DALLAS — A sale on behalf of a city-owned utility to fund a coal plant and a two-tranche issue from the state for its college loan program lead the way this week in the Texas municipal market.

San Antonio plans to issue $289 million of electric and gas system revenue bonds Thursday on behalf of its CPS Energy utility, using proceeds to for its share of a coal-fired plant and other projects as part of a five-year, $5.2 billion capital-improvement plan.

Lehman Brothers will lead the underwriting syndicate for the negotiated sale. Public Financial Management Inc. and Estrada Hinojosa & Co. are co-financial adviser to the Alamo City.

The bonds come to market rated AA by Standard & Poor’s, Aa1 by Moody’s Investors Service, and AA-plus from Fitch Ratings. The utility carries the same ratings on $3 billion of senior-lien debt and $402 million of subordinate debt outstanding.

CPS provides electricity to 674,000 customers in Bexar County and parts of seven surrounding counties. The utility also serves 317,000 customers in and around San Antonio.

Texas is bringing $147.7 million of bonds subject to the alternative minimum tax to the competitive market Tuesday, only the second sale this year of student-loan debt.

New laws and the credit crunch have hindered the market for student-loan issuers of late. But last week, the Department of Education said it will advance money, through Treasury borrowing, to lenders in the Federal Family Education Loan program to ensure new loans can be originated for the coming school year.

The Lone Star state plans to issue about $74.4 million of college student loan bonds Series 2008A and possibly $28 million of refunding bonds Series 2008B and $45.7 million refunding bonds Series 2008C.

First Southwest Co. is the financial adviser to the state and Vinson & Elkins LLP is bond counsel.

Moody’s assigned its Aa1 rating to the sale, as well as about $9.5 billion of parity debt outstanding.

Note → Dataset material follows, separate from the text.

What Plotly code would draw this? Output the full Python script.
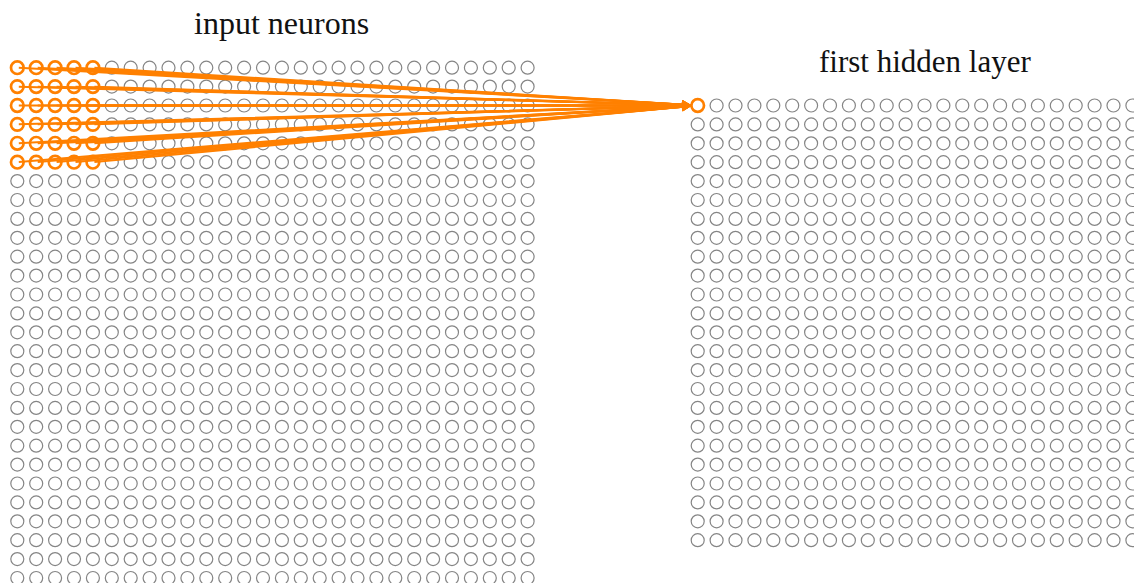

Analysts said the refunding should “provide liquidity for additional student loans” and the rating reflects Texas’ strong economy, low debt levels and history of balanced budgets. The debt is secured through repayments and investment proceeds and the student-loan programs “historically have covered debt-service requirements … without [the] need for general revenue fund support, “ according to Moody’s.

Over the past decade, the Texas Higher Education Coordinating Board has issued $1.2 billion of general obligation college student loan bonds, of which $661 million are outstanding, and made more than 324,000 loans, analysts said.

Arlington plans to bring a three-tranche sale to market following an upgrade to AA-plus from Standard & Poor’s. The growing city in between Dallas and Fort Worth will take bids for $39.9 million of permanent improvement and refunding bonds and $5.9 million of combination tax and revenue certificates of obligation. The city also plans to issue $38 million of combination tax and tax increment reinvestment zone COs Series 2008A through a negotiated sale led by Piper Jaffray & Co.

PFM is the financial adviser and Vinson & Elkins is bond counsel.

Cash and debt administrator David Balsamo said the refunding component of the issue takes out about $8 million of commercial paper.

Proceeds from the COs will finance infrastructure improvements around the major sports and entertainment complex in the city, which includes the Ballpark at Arlington, the new still to be completed Dallas Cowboys Stadium, and the Six Flags Over Texas amusement park. The city’s TIRZ No. 5 encompasses the facilities and also includes the Glorypark mixed-use development. A couple weeks ago, the developers of the 1.2 million square-foot Glorypark project said construction has stalled due to the credit crisis and rising costs of materials.

Standard & Poor’s analysts said the higher rating reflects the city’s stable and diverse economic base, strong financial position, stable and diverse revenue streams, and moderate debt.

“We expect that Arlington will continue to sustain its sound financial position and maintain its manageable debt levels,” said analyst Horacio Aldrete-Sanchez.

Moody’s assigned an Aa2 rating to the debt and Fitch rates it at AA.